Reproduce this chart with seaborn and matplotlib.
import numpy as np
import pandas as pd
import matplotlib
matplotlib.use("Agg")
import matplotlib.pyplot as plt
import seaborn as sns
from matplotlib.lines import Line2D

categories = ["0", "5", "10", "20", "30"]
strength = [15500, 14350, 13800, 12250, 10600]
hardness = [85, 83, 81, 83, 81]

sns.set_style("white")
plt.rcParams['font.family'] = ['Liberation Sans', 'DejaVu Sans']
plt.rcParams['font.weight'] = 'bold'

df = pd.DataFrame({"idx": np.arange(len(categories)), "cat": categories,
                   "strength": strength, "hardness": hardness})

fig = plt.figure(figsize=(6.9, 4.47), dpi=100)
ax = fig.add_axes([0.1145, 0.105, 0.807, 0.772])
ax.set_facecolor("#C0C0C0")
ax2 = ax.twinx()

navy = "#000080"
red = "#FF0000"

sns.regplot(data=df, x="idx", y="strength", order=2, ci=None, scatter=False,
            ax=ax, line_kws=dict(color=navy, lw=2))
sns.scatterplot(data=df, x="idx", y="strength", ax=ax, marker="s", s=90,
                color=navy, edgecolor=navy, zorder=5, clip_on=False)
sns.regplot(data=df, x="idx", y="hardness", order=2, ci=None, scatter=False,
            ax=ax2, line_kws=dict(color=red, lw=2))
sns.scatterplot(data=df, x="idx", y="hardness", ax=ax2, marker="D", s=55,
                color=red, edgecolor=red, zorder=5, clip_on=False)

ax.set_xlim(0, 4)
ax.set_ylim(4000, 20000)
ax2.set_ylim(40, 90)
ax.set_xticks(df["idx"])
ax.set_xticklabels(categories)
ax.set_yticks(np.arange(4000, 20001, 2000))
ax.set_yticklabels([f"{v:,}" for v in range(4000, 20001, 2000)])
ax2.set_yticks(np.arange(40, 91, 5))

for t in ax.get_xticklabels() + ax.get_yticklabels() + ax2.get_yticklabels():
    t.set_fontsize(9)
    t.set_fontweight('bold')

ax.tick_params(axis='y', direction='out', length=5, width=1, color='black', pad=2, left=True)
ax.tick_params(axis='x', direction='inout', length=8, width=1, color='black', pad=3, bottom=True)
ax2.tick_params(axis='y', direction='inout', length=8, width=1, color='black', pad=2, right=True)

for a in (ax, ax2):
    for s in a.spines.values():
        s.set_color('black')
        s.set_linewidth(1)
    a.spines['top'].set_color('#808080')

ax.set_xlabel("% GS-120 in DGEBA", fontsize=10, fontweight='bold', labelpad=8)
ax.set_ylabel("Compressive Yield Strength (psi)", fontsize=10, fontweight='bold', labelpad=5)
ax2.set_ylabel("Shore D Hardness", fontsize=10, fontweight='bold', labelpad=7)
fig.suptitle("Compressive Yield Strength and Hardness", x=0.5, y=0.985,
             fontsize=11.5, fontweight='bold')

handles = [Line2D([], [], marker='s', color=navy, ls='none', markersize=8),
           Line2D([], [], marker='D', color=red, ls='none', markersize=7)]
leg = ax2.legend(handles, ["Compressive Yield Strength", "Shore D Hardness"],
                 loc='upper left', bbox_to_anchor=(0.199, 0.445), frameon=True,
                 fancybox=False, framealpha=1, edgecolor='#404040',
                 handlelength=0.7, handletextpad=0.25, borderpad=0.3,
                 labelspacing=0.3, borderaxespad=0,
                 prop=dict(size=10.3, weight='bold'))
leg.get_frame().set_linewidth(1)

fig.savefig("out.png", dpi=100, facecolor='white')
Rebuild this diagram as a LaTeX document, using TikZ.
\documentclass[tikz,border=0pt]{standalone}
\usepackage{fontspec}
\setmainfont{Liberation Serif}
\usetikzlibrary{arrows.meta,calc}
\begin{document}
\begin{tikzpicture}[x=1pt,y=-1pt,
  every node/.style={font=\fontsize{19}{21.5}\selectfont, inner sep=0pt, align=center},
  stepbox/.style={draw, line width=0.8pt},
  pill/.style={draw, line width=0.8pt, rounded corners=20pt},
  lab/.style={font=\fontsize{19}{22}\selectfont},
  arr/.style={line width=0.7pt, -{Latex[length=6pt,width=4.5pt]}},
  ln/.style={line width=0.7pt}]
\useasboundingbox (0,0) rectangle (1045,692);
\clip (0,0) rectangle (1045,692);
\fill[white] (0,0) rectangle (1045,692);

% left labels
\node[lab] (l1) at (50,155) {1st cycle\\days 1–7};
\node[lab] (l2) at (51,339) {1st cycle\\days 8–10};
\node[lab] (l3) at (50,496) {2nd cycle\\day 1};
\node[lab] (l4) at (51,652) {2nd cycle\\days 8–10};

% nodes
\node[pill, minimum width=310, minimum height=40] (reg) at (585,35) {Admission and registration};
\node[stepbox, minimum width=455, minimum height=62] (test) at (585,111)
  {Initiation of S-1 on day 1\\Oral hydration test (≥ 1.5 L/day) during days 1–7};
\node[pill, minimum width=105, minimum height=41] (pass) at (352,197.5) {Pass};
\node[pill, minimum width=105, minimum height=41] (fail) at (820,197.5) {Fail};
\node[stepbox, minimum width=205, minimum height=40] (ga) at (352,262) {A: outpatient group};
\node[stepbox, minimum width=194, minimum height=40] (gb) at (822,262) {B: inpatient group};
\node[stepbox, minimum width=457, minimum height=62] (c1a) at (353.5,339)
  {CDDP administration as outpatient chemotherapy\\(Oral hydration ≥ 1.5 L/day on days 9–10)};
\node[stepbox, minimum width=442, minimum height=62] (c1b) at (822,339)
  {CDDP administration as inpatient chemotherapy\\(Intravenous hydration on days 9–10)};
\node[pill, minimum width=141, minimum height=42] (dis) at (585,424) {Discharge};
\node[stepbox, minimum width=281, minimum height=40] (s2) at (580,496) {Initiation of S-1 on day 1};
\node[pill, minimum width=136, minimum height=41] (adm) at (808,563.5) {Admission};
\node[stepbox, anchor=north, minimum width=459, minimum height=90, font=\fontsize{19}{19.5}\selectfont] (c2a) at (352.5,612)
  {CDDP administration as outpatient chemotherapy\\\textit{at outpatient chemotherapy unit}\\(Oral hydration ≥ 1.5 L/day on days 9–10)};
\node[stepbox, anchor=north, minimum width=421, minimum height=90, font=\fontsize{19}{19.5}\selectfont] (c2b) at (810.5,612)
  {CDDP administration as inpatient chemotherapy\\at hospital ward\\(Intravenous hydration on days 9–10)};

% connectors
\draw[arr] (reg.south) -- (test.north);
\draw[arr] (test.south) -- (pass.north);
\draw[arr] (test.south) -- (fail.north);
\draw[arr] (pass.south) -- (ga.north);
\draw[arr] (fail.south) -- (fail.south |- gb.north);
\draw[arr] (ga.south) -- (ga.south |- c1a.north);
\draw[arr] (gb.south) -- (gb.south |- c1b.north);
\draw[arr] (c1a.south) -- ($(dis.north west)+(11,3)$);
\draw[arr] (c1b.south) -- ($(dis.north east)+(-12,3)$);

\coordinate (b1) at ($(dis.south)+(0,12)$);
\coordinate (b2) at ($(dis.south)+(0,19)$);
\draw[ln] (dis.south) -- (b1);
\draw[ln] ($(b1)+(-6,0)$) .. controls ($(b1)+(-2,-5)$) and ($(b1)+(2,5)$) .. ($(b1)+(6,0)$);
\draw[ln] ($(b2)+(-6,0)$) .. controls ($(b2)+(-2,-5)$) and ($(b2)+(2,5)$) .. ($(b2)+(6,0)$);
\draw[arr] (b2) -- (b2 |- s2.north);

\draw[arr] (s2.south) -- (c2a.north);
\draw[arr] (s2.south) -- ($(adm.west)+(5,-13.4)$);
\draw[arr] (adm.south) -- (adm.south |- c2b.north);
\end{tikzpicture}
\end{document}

━━━━━━━━

#### Aim
Which lines above contain the word "seaborn"? Copy each of them.

#### Task response
Reproduce this chart with seaborn and matplotlib.
import seaborn as sns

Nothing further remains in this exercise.